I generally like David Sanger’s reporting. His recent books (The Inheritance and Confront and Conceal) provide an excellent overview of U.S. foreign policy, and his analysis of Barack Obama and Mitt Romney’s approach to world affairs, filed just before the two men faced off in their third and final debate, was one of the best that I had seen.


But I’m confused by this passage from his story in yesterday’s New York Times:

Mr. Obama’s reluctance to put American forces on the ground during the fight, and his decision to keep America’s diplomatic and C.I.A. presence minimal in post-Qaddafi Libya, may have helped lead the United States to miss signals and get caught unaware in the attack on the American mission in Benghazi.

We have had many tens of thousands of U.S. troops, and a sizable CIA presence, on the ground in Afghanistan for years, and that hasn’t stopped attacks on Americans. Ditto for the massive troop presence in Iraq, when we had one there. We have been caught unaware in other places where we have had a massive and long-standing presence on the ground; meanwhile, some places that boast no U.S. presence at all have been quiescent for decades.


In short, what happened in Benghazi is certainly a tragedy, and possibly an avoidable one, but that one instance hardly proves that a heavy footprint (i.e. sending U.S. ground troops into the middle of distant civil wars) should be the preferred option going forward.

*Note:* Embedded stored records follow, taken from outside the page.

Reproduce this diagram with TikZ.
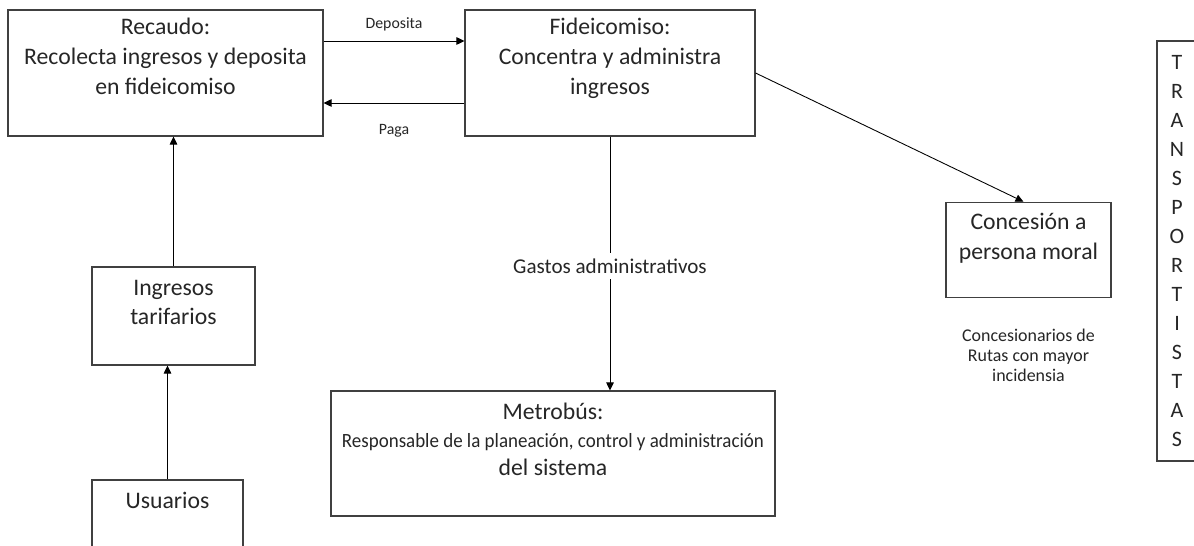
\documentclass[tikz,border=0pt]{standalone}
\usepackage{fontspec}
\usepackage{graphicx}
\setmainfont{Carlito}
\usetikzlibrary{arrows.meta, positioning, calc}
\definecolor{boxline}{HTML}{404040}
\definecolor{inktext}{HTML}{262626}

\begin{document}
\begin{tikzpicture}[
    box/.style     = {draw=boxline, line width=0.6pt, inner sep=0pt},
    boxtxt/.style  = {anchor=north, align=center, inner sep=0pt, text=inktext,
                      font=\fontsize{13.5}{17}\selectfont},
    flowlbl/.style = {font=\fontsize{9}{11.4}\selectfont, text=inktext, align=center},
    midlbl/.style  = {font=\fontsize{12}{14}\selectfont, text=inktext, fill=white},
    flow/.style    = {-{Triangle[length=1.6mm, width=1.5mm]}, line width=0.5pt, black},
]

% fixed canvas, same proportions as the original slide
\useasboundingbox (0,0) rectangle (23.88,-10.92);
\clip (0,0) rectangle (23.88,-10.92);

% --- boxes ------------------------------------------------------------
\node[box, minimum width=63mm, minimum height=25.2mm]   (recaudo)     at (3.31,-1.46)  {};
\node[box, minimum width=58mm, minimum height=25.2mm]   (fideicomiso) at (12.20,-1.46) {};
\node[box, minimum width=32.6mm, minimum height=19.6mm] (ingresos)    at (3.47,-6.32)  {};
\node[box, minimum width=30.2mm, minimum height=16mm]   (usuarios)    at (3.35,-10.4)  {};
\node[box, minimum width=88.8mm, minimum height=25mm]   (metrobus)    at (11.06,-9.07) {};
\node[box, minimum width=33mm, minimum height=19mm]     (concesion)   at (20.57,-4.995) {};
\node[box, minimum width=8mm, minimum height=84mm, align=center,
      font=\fontsize{12.5}{16.5}\selectfont, text=inktext] (transp) at (23.54,-5.02)
      {T\\R\\A\\N\\S\\P\\O\\R\\T\\I\\S\\T\\A\\S};

% --- box texts (top aligned) ------------------------------------------
\node[boxtxt] (recaudotxt)  at ([yshift=-1.7mm]recaudo.north)
      {Recaudo:\\Recolecta ingresos y deposita\\en fideicomiso};
\node[boxtxt] (fideitxt)    at ([yshift=-1.7mm]fideicomiso.north)
      {Fideicomiso:\\Concentra y administra\\ingresos};
\node[boxtxt] (ingresostxt) at ([yshift=-2.6mm]ingresos.north)
      {Ingresos\\tarifarios};
\node[boxtxt] (usuariostxt) at ([yshift=-2.4mm]usuarios.north) {Usuarios};
% middle line is a bit tighter in the original to fit the box
\node[boxtxt, font=\fontsize{13.5}{16}\selectfont] (metrobustxt) at ([yshift=-2.4mm]metrobus.north)
      {Metrobús:\\{\fontsize{11.5}{16}\selectfont\resizebox{84.4mm}{\height}{Responsable de la planeación, control y administración}}\\del sistema};
\node[boxtxt] (concesiontxt) at ([yshift=-2.2mm]concesion.north)
      {Concesión a\\persona moral};
\node[flowlbl, font=\fontsize{10.2}{11.4}\selectfont, below=5mm of concesion] (rutaslbl)
      {Concesionarios de\\Rutas con mayor\\incidensia};

% --- money flows -------------------------------------------------------
\draw[flow] ([yshift=6.4mm]recaudo.east) --
      node[flowlbl, above=0.7mm] (depositalbl) {Deposita}
      ([yshift=6.4mm]fideicomiso.west);
\draw[flow] ([yshift=-6mm]fideicomiso.west) --
      node[flowlbl, below=3mm] (pagalbl) {Paga}
      ([yshift=-6mm]recaudo.east);
\draw[flow] (ingresos.north) -- (ingresos.north |- recaudo.south);
\draw[flow] (usuarios.north) -- (usuarios.north |- ingresos.south);
\draw[flow] (fideicomiso.south) --
      node[midlbl, pos=0.51] (gastoslbl) {Gastos administrativos}
      (fideicomiso.south |- metrobus.north);
\draw[flow] (fideicomiso.east) -- ([xshift=-1mm]concesion.north);

\end{tikzpicture}
\end{document}
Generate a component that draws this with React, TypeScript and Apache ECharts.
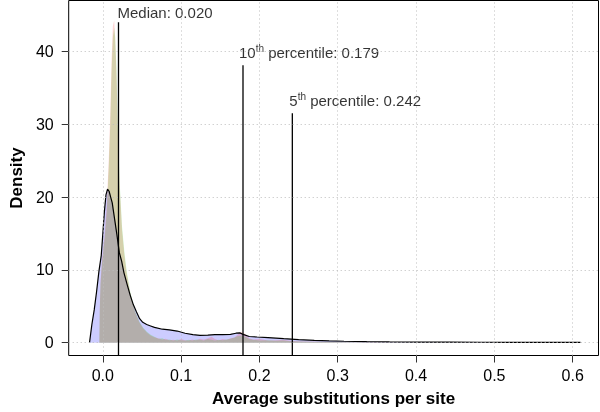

The American people’s opposition to the wars in Iraq and Afghanistan, and a broad, bipartisan desire to avoid future such wars, constrains the president’s options. And that is a good thing. If policymakers understand that they can’t accomplish ambitious goals with small numbers of troops on the ground—or with none at all—that should compel them to focus on more limited objectives, missions that advance U.S. security, and avoid those that do not.